Hoy, los avances científicos en medicina, han conseguido que, por ejemplo, el grupo de enfermedades que genéricamente llamamos cáncer se puedan considerar, en muchas ocasiones, como enfermedades cronificadas que, con los nuevos tratamientos adecuados, nos prolongan la esperanza de vida varios años. Las expectativas vitales crecen y de hecho, en muchas ocasiones a un enfermo incurable, es decir que va a morir como consecuencia de la enfermedad que padece, se le puede mantener con vida a base de interponer entre él y la muerte toda una parafernalia de artefactos de última generación, medicamentos paliativos, y así, aunque lo que queda es más o menos una vida vegetativa, es verdad que se puede y se consigue mantener en vida, si podemos llamar a eso vida, a esa persona. También hoy en enfermedades degenerativas se han producido avances tan espectaculares que permiten, a determinados enfermos, seguir teniendo una capacidad de raciocinio perfecta aunque no pueda mover un músculo, que no tenga ningún tipo de control sobre su cuerpo, donde los dolores físicos sumados a los que indefectiblemente se producen a nivel psíquico son terrible. Pero sí, claro que se puede alargar esa vida o ese sufrimiento.
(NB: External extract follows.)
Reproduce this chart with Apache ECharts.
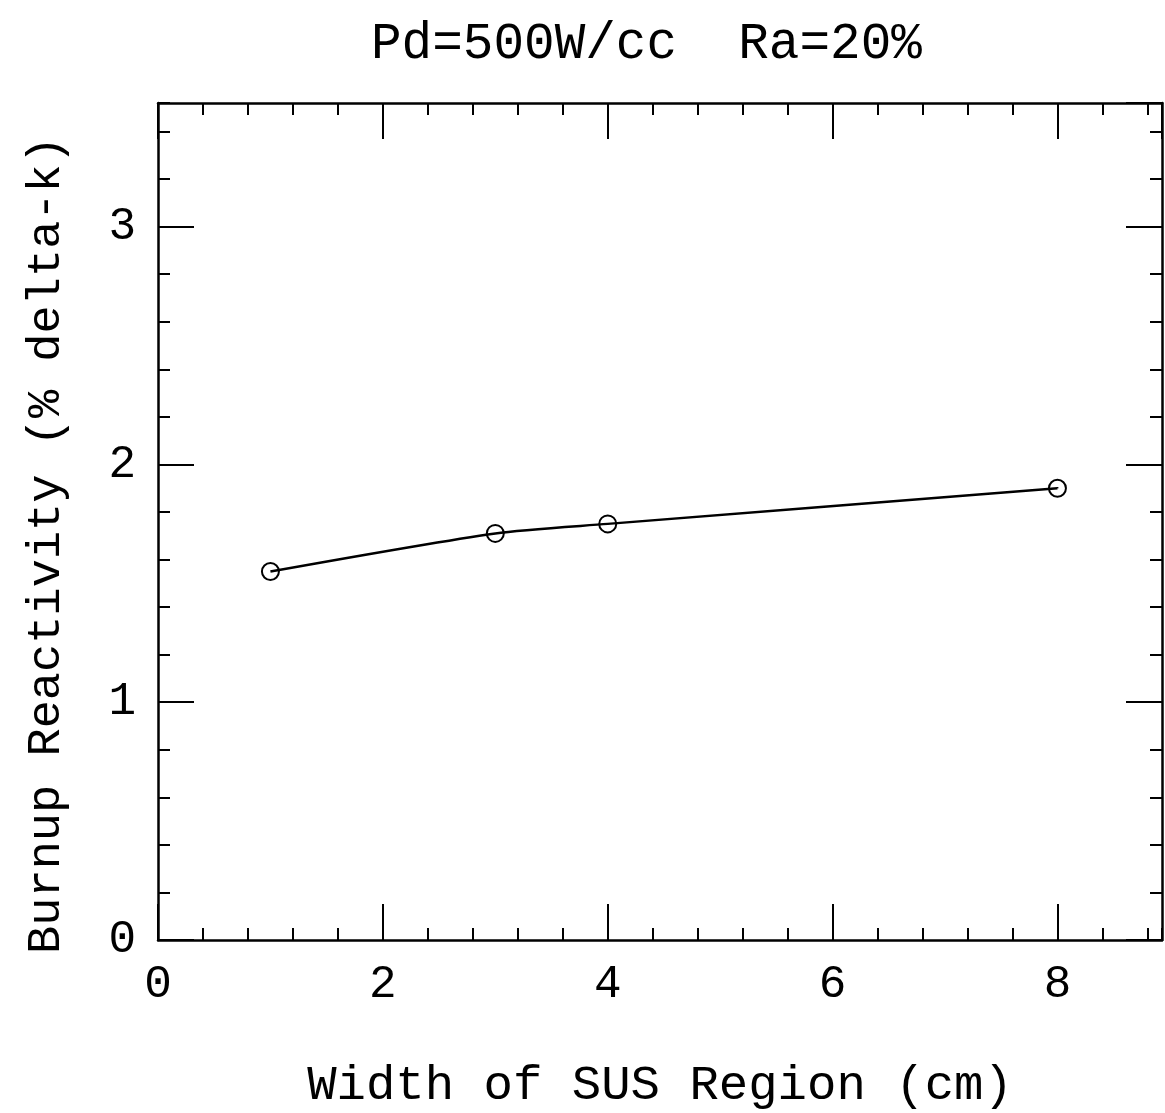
<!DOCTYPE html>
<html>
<head>
<meta charset="utf-8">
<script src="https://cdn.jsdelivr.net/npm/echarts@6/dist/echarts.min.js"></script>
<style>
  html, body { margin: 0; padding: 0; background: #fff; }
  #chart { width: 1165px; height: 1113px; }
</style>
</head>
<body>
<div id="chart"></div>
<script>
// data
const widths = [1, 3, 4, 8];
const reactivity = [1.55, 1.71, 1.75, 1.90];
const xTicks = [0, 2, 4, 6, 8];
const yTicks = [0, 1, 2, 3];

const FONT = 'Liberation Mono';
const X_MAX = 8.93;
const Y_MAX = 3.52;

const chart = echarts.init(document.getElementById('chart'), null, { renderer: 'canvas' });

// one axis for long ticks, a second one for the short ticks
const xAxisBase = (pos, major) => ({
  type: 'value',
  gridIndex: 0,
  position: pos,
  min: 0,
  max: X_MAX,
  interval: major ? 2 : 0.4,
  axisLine: { show: major, onZero: false, lineStyle: { color: '#000', width: 2.5 } },
  axisTick: { show: true, inside: true, length: major ? 36 : 12, lineStyle: { color: '#000', width: 2 } },
  axisLabel: {
    show: major && pos === 'bottom',
    color: '#000',
    fontFamily: FONT,
    fontSize: 46,
    margin: 22,
    showMaxLabel: false,
    formatter: (v) => (xTicks.includes(v) ? String(v) : ''),
  },
  splitLine: { show: false },
});

const yAxisBase = (pos, major) => ({
  type: 'value',
  gridIndex: 0,
  position: pos,
  min: 0,
  max: Y_MAX,
  interval: major ? 1 : 0.2,
  axisLine: { show: major, onZero: false, lineStyle: { color: '#000', width: 2.5 } },
  axisTick: { show: true, inside: true, length: major ? 36 : 12, lineStyle: { color: '#000', width: 2 } },
  axisLabel: {
    show: major && pos === 'left',
    color: '#000',
    fontFamily: FONT,
    fontSize: 46,
    margin: 22,
    showMaxLabel: false,
    formatter: (v) => (yTicks.includes(v) ? String(v) : ''),
  },
  splitLine: { show: false },
});

const option = {
  backgroundColor: '#fff',
  animation: false,
  title: {
    text: 'Pd=500W/cc  Ra=20%',
    left: 366,
    top: 14,
    textStyle: { color: '#000', fontFamily: FONT, fontSize: 51, fontWeight: 'normal' },
  },
  grid: { left: 158, right: 3, top: 103, bottom: 173, containLabel: false, outerBoundsMode: 'none' },
  xAxis: [
    Object.assign(xAxisBase('bottom', true), {
      name: 'Width of SUS Region (cm)',
      nameLocation: 'middle',
      nameGap: 122,
      nameTextStyle: { color: '#000', fontFamily: FONT, fontSize: 49 },
    }),
    xAxisBase('bottom', false),
    xAxisBase('top', true),
    xAxisBase('top', false),
  ],
  yAxis: [
    yAxisBase('left', true),
    yAxisBase('left', false),
    yAxisBase('right', true),
    yAxisBase('right', false),
  ],
  graphic: [
    {
      type: 'text',
      x: 47,
      y: 545,
      rotation: Math.PI / 2,
      style: {
        text: 'Burnup Reactivity (% delta-k)',
        fill: '#000',
        font: '47px "Liberation Mono"',
        align: 'center',
        verticalAlign: 'middle',
      },
    },
  ],
  series: [
    {
      type: 'line',
      xAxisIndex: 0,
      yAxisIndex: 0,
      data: widths.map((w, i) => [w, reactivity[i]]),
      smooth: 0.25,
      symbol: 'circle',
      symbolSize: 17,
      lineStyle: { color: '#000', width: 2.5 },
      itemStyle: { color: 'rgba(0,0,0,0)', borderColor: '#000', borderWidth: 2 },
    },
  ],
};

chart.setOption(option);
</script>
</body>
</html>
Hay quienes niegan la posibilidad de morir dignamente y que esto sea un derecho. Escuché decir barbaridades a colación del debate de la Ley que lo regulará. Escuché a la tal Ayuso, presidenta de la comunidad de Madrid –por lo que dada su tendencia a decir gilipolleces no tiene la mayor importancia– pontificando que la muerte no tiene dignidad, que es muerte y punto. Una vez más a esta señora le persigue la inteligencia pero ella es mucho más rápida ¡claro que la muerte no tiene dignidad, la dignidad es de la persona, que no te enteras! Más problemático es que algunos obispos niegan esa dignidad en la muerte apelando que para morir hay que sufrir y soportar todos los dolores, tanto los físicos como los psíquicos, como hizo Jesucristo. Y digo que esto es más problemático porque la iglesia tiene una gran influencia en muchos sectores de la sociedad y puede que se contagien de la religión sadomaso que exponen.
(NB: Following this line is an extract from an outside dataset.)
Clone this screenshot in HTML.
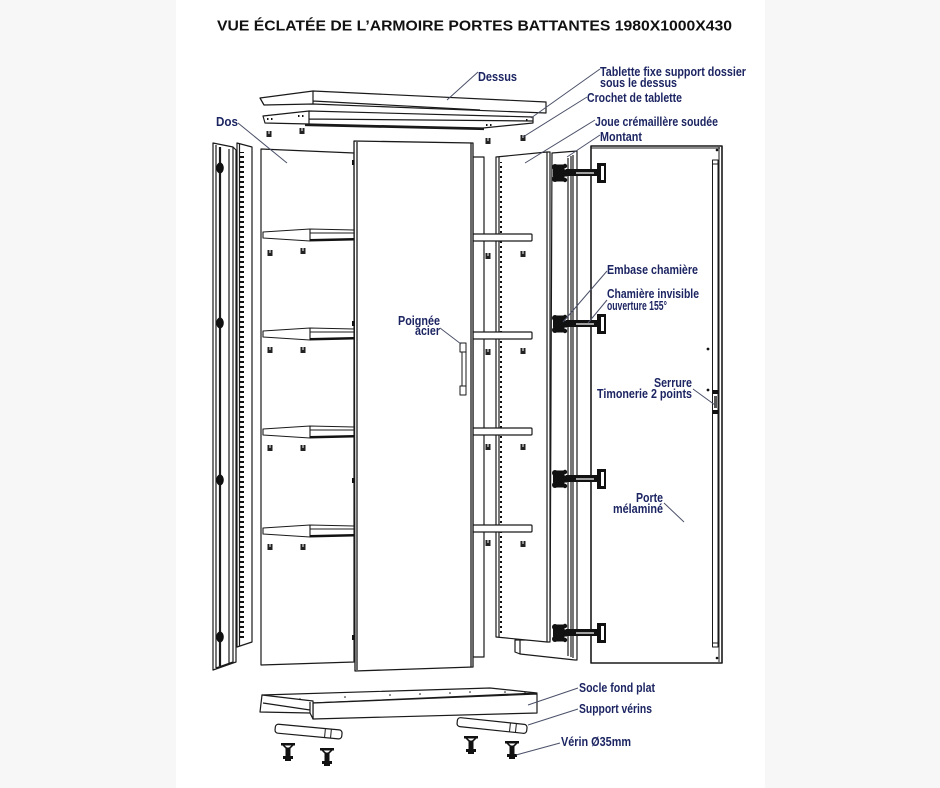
<!DOCTYPE html>
<html><head><meta charset="utf-8">
<style>
html,body{margin:0;padding:0;background:#f7f7f7;}
svg{display:block;}
.l{font-family:"Liberation Sans",Arial,sans-serif;font-weight:bold;font-size:12.5px;fill:#1c2562;}
</style></head>
<body>
<svg width="940" height="788" viewBox="0 0 940 788" xmlns="http://www.w3.org/2000/svg">
<defs>
<pattern id="dash" patternUnits="userSpaceOnUse" width="6" height="5">
<rect x="0" y="1" width="4" height="2" fill="#111"/>
</pattern>
<pattern id="dot" patternUnits="userSpaceOnUse" width="6" height="5">
<rect x="0" y="2" width="2" height="2" fill="#111"/>
</pattern>
<g id="hinge">
<rect x="553" y="-3.5" width="14" height="7" fill="#111"/>
<rect x="556.5" y="-8.5" width="8" height="17" fill="#111"/>
<circle cx="555" cy="-6" r="3" fill="#111"/>
<circle cx="555" cy="6" r="3" fill="#111"/>
<circle cx="565" cy="-7" r="2.2" fill="#111"/>
<circle cx="565" cy="7" r="2.2" fill="#111"/>
<rect x="566" y="-4" width="33" height="7" fill="#111"/>
<rect x="576" y="-0.6" width="18" height="1.2" fill="#fff"/>
<rect x="597" y="-10" width="9" height="20" fill="#111"/>
<rect x="601" y="-7" width="3" height="14" fill="#fff"/>
</g>
<g id="clip">
<rect x="-2.5" y="-3" width="5" height="6" fill="#222"/>
<rect x="-0.5" y="-3" width="1" height="3" fill="#fff"/>
</g>
<g id="verin" fill="#111">
<rect x="-7" y="-9" width="14" height="2.5"/>
<path d="M-6,-7 L-2,-3 L2,-3 L6,-7 L4,-7 L1,-4.5 L-1,-4.5 L-4,-7 Z"/>
<rect x="-2.5" y="-4" width="5" height="9"/>
<rect x="-5" y="4" width="10" height="3"/>
<rect x="-3" y="7" width="6" height="2"/>
</g>
</defs>

<rect x="176" y="0" width="589" height="788" fill="#fff"/>

<text x="217" y="30.5" font-family="Liberation Sans, Arial, sans-serif" font-weight="bold" font-size="15" fill="#111" textLength="515" lengthAdjust="spacingAndGlyphs">VUE ÉCLATÉE DE L’ARMOIRE PORTES BATTANTES 1980X1000X430</text>

<g fill="#fff" stroke="#1a1a1a" stroke-width="1.2" stroke-linejoin="round">
<path d="M260,98 L313,91 L546,102 L546,113 L313,104 L264,105 Z"/>
<path d="M313,91 V104 M313,101 L480,110 M264,105 L260,98" fill="none"/>
<path d="M263,116 L309,111 L533,117 L533,123 L483,128 L309,124 L265,123 Z"/>
<path d="M309,111 V124 M309,119 L533,121" fill="none"/>
<path d="M305,125 L484,129" fill="none" stroke-width="2.2"/>
</g>
<g fill="#111">
<rect x="267" y="118" width="1.5" height="2"/><rect x="271" y="118" width="1.5" height="2"/>
<rect x="298" y="115" width="1.5" height="2"/><rect x="302" y="115" width="1.5" height="2"/>
<rect x="486" y="124" width="1.5" height="2"/><rect x="490" y="124" width="1.5" height="2"/>
<rect x="526" y="119" width="1.5" height="2"/>
</g>

<use href="#clip" x="269" y="134"/>
<use href="#clip" x="302" y="131"/>
<use href="#clip" x="488" y="141"/>
<use href="#clip" x="523" y="138"/>

<g fill="#fff" stroke="#1a1a1a" stroke-width="1.2" stroke-linejoin="round">
<path d="M213,143 L233,147 L236,150 L236,662 L233,663 L213,670 Z"/>
<path d="M216,145 V668 M229,149 V664 M233,147 V663 M216,668 L233,662" fill="none"/>
<path d="M220,147 V666" fill="none" stroke-width="2.2"/>
<path d="M237,143 L252,147 L252,642 L237,647 Z"/>
<path d="M239.5,144 V646" fill="none"/>
<path d="M261,149 L354,153 L354,662 L261,665 Z"/>
</g>
<rect x="240" y="152" width="4" height="488" fill="url(#dash)"/>
<rect x="248" y="152" width="2" height="488" fill="url(#dot)"/>
<g fill="#111">
<ellipse cx="220" cy="168" rx="3.8" ry="5.5"/><ellipse cx="220" cy="323" rx="3.8" ry="5.5"/>
<ellipse cx="220" cy="480" rx="3.8" ry="5.5"/><ellipse cx="220" cy="637" rx="3.8" ry="5.5"/>
</g>

<g fill="#fff" stroke="#1a1a1a" stroke-width="1.1" stroke-linejoin="round">
<path d="M263,232 L310,229 L354,230 L354,240 L310,241 L263,238 Z"/>
<path d="M310,229 V241 M310,233 L354,233" fill="none"/>
<path d="M263,331 L310,328 L354,329 L354,339 L310,340 L263,337 Z"/>
<path d="M310,328 V340 M310,332 L354,332" fill="none"/>
<path d="M263,429 L310,426 L354,427 L354,437 L310,438 L263,435 Z"/>
<path d="M310,426 V438 M310,430 L354,430" fill="none"/>
<path d="M263,528 L310,525 L354,526 L354,536 L310,537 L263,534 Z"/>
<path d="M310,525 V537 M310,529 L354,529" fill="none"/>
</g>
<g stroke="#111" stroke-width="2"><path d="M310,240 L354,239 M310,339 L354,338 M310,437 L354,436 M310,536 L354,535"/></g>
<use href="#clip" x="270" y="253"/><use href="#clip" x="303" y="251"/>
<use href="#clip" x="270" y="350"/><use href="#clip" x="303" y="350"/>
<use href="#clip" x="270" y="448"/><use href="#clip" x="303" y="448"/>
<use href="#clip" x="270" y="547"/><use href="#clip" x="303" y="547"/>

<g fill="#fff" stroke="#1a1a1a" stroke-width="1.2" stroke-linejoin="round">
<path d="M473,157 L484,157 L484,657 L473,657 Z"/>
<path d="M515,640 L515,652 L520,654 L575,660 L577,660 L577,151 L552,153 L550,640 Z"/>
<path d="M520,640 V654 M568,158 V656 M571,156 V657 M573,155 V658" fill="none"/>
<path d="M496,157 L547,152 L550,152 L550,642 L547,642 L496,637 Z"/>
<path d="M499,157 V637 M547,152 V642" fill="none"/>
</g>
<rect x="500" y="162" width="4" height="472" fill="url(#dash)"/>
<rect x="536" y="160" width="2" height="478" fill="url(#dot)"/>
<use href="#clip" x="488" y="256"/><use href="#clip" x="523" y="254"/>
<use href="#clip" x="488" y="352"/><use href="#clip" x="523" y="351"/>
<use href="#clip" x="488" y="447"/><use href="#clip" x="523" y="447"/>
<use href="#clip" x="488" y="543"/><use href="#clip" x="523" y="544"/>

<g fill="#fff" stroke="#1a1a1a" stroke-width="1.2">
<rect x="473" y="234" width="59" height="7" rx="1"/>
<rect x="473" y="332" width="59" height="7" rx="1"/>
<rect x="473" y="428" width="59" height="7" rx="1"/>
<rect x="473" y="525" width="59" height="7" rx="1"/>
</g>

<g fill="#fff" stroke="#1a1a1a" stroke-width="1.3" stroke-linejoin="round">
<path d="M354,141 L473,143 L473,667 L355,671 Z"/>
<path d="M357,142 V670 M471,143 V667" fill="none"/>
<rect x="460" y="343" width="6" height="9" stroke-width="1"/>
<rect x="460" y="386" width="6" height="9" stroke-width="1"/>
<rect x="462" y="352" width="4" height="34" stroke-width="1"/>
</g>
<g fill="#111">
<rect x="352" y="160" width="2.5" height="5"/><rect x="352" y="321" width="2.5" height="5"/>
<rect x="352" y="478" width="2.5" height="5"/><rect x="352" y="635" width="2.5" height="5"/>
</g>

<g fill="#fff" stroke="#1a1a1a" stroke-width="1.3" stroke-linejoin="round">
<path d="M591,146 L722,146 L722,663 L591,663 Z" stroke-width="1.6"/>
<path d="M719,147 V662 M591,148 L720,148" fill="none" stroke-width="1"/>
<rect x="712.5" y="160" width="5.5" height="487" stroke-width="1"/>
<path d="M712.5,164 H718 M712.5,643 H718" fill="none" stroke-width="1"/>
</g>
<g fill="#111">
<rect x="713" y="390" width="5" height="4"/><rect x="713" y="410" width="5" height="4"/>
<rect x="714" y="396" width="3" height="12" fill="#555"/>
<circle cx="708" cy="349" r="1.4"/><circle cx="708" cy="390" r="1.4"/>
<circle cx="717" cy="150" r="1.3"/><circle cx="717" cy="658" r="1.3"/>
</g>

<use href="#hinge" x="0" y="173"/>
<use href="#hinge" x="0" y="324"/>
<use href="#hinge" x="0" y="479"/>
<use href="#hinge" x="0" y="633"/>

<g fill="#fff" stroke="#1a1a1a" stroke-width="1.2" stroke-linejoin="round">
<path d="M262,695 L490,688 L537,693 L313,703 Z"/>
<path d="M313,703 L537,694 L537,713 L313,719 Z"/>
<path d="M262,695 L313,701 L313,719 L310,713 L260,712 Z"/>
<path d="M263,703 L310,710 M310,702 V713" fill="none"/>
<g transform="rotate(5.3 308 732)">
<rect x="275" y="727" width="67" height="9" rx="3"/>
<path d="M325,727 V736 M331,727 V736" fill="none" stroke-width="1"/>
</g>
<g transform="rotate(6 492 726)">
<rect x="457" y="721" width="70" height="9" rx="3"/>
<path d="M510,721 V730 M516,721 V730" fill="none" stroke-width="1"/>
</g>
</g>
<g fill="#111">
<circle cx="300" cy="699" r="0.8"/><circle cx="345" cy="697" r="0.8"/><circle cx="390" cy="695" r="0.8"/>
<circle cx="420" cy="694" r="0.8"/><circle cx="450" cy="693" r="0.8"/><circle cx="470" cy="692" r="0.8"/>
<circle cx="505" cy="692" r="0.8"/><circle cx="525" cy="693" r="0.8"/>
</g>
<use href="#verin" x="288" y="752"/>
<use href="#verin" x="327" y="757"/>
<use href="#verin" x="471" y="745"/>
<use href="#verin" x="512" y="750"/>

<g stroke="#4a5068" stroke-width="1" fill="none">
<path d="M478,72 L447,100"/>
<path d="M600,69 L531,118"/>
<path d="M587,97 L523,137"/>
<path d="M238,123 L287,163"/>
<path d="M595,120 L525,163"/>
<path d="M600,135 L567,157"/>
<path d="M607,271 L563,322"/>
<path d="M607,300 L588,323"/>
<path d="M440,328 L461,344"/>
<path d="M693,389 L715,405"/>
<path d="M664,503 L684,522"/>
<path d="M578,688 L528,705"/>
<path d="M578,709 L528,725"/>
<path d="M560,743 L516,755"/>
</g>

<text class="l" x="478" y="81" textLength="39" lengthAdjust="spacingAndGlyphs">Dessus</text>
<text class="l" x="600" y="76" textLength="146" lengthAdjust="spacingAndGlyphs">Tablette fixe support dossier</text>
<text class="l" x="600" y="87" textLength="77" lengthAdjust="spacingAndGlyphs">sous le dessus</text>
<text class="l" x="587" y="102" textLength="95" lengthAdjust="spacingAndGlyphs">Crochet de tablette</text>
<text class="l" x="216" y="126" textLength="22" lengthAdjust="spacingAndGlyphs">Dos</text>
<text class="l" x="595" y="126" textLength="123" lengthAdjust="spacingAndGlyphs">Joue crémaillère soudée</text>
<text class="l" x="600" y="141" textLength="42" lengthAdjust="spacingAndGlyphs">Montant</text>
<text class="l" x="607" y="274" textLength="91" lengthAdjust="spacingAndGlyphs">Embase chamière</text>
<text class="l" x="607" y="298" textLength="92" lengthAdjust="spacingAndGlyphs">Chamière invisible</text>
<text class="l" x="607" y="310" textLength="60" lengthAdjust="spacingAndGlyphs">ouverture 155°</text>
<text class="l" x="398" y="325" textLength="42" lengthAdjust="spacingAndGlyphs">Poignée</text>
<text class="l" x="415" y="335" textLength="25" lengthAdjust="spacingAndGlyphs">acier</text>
<text class="l" x="654" y="387" textLength="38" lengthAdjust="spacingAndGlyphs">Serrure</text>
<text class="l" x="597" y="398" textLength="95" lengthAdjust="spacingAndGlyphs">Timonerie 2 points</text>
<text class="l" x="636" y="502" textLength="27" lengthAdjust="spacingAndGlyphs">Porte</text>
<text class="l" x="613" y="513" textLength="50" lengthAdjust="spacingAndGlyphs">mélaminé</text>
<text class="l" x="579" y="692" textLength="76" lengthAdjust="spacingAndGlyphs">Socle fond plat</text>
<text class="l" x="579" y="713" textLength="73" lengthAdjust="spacingAndGlyphs">Support vérins</text>
<text class="l" x="561" y="746" textLength="70" lengthAdjust="spacingAndGlyphs">Vérin Ø35mm</text>
</svg>
</body></html>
La muerte no es digna, el que tiene dignidad soy yo y quiero morir con la misma dignidad con la que intenté vivir, la que yo me permití. Yo no quiero morir y, por lo tanto, no podría gritar viva la muerte como gritaba el tullido general, pero quiero, que llegado el momento, que espero que tarde cuanto más mejor, pueda decidir sobre ello. Y no, señores de la derecha o de lo que seáis, esto no es una manera de hacer economía ¡no seáis burros!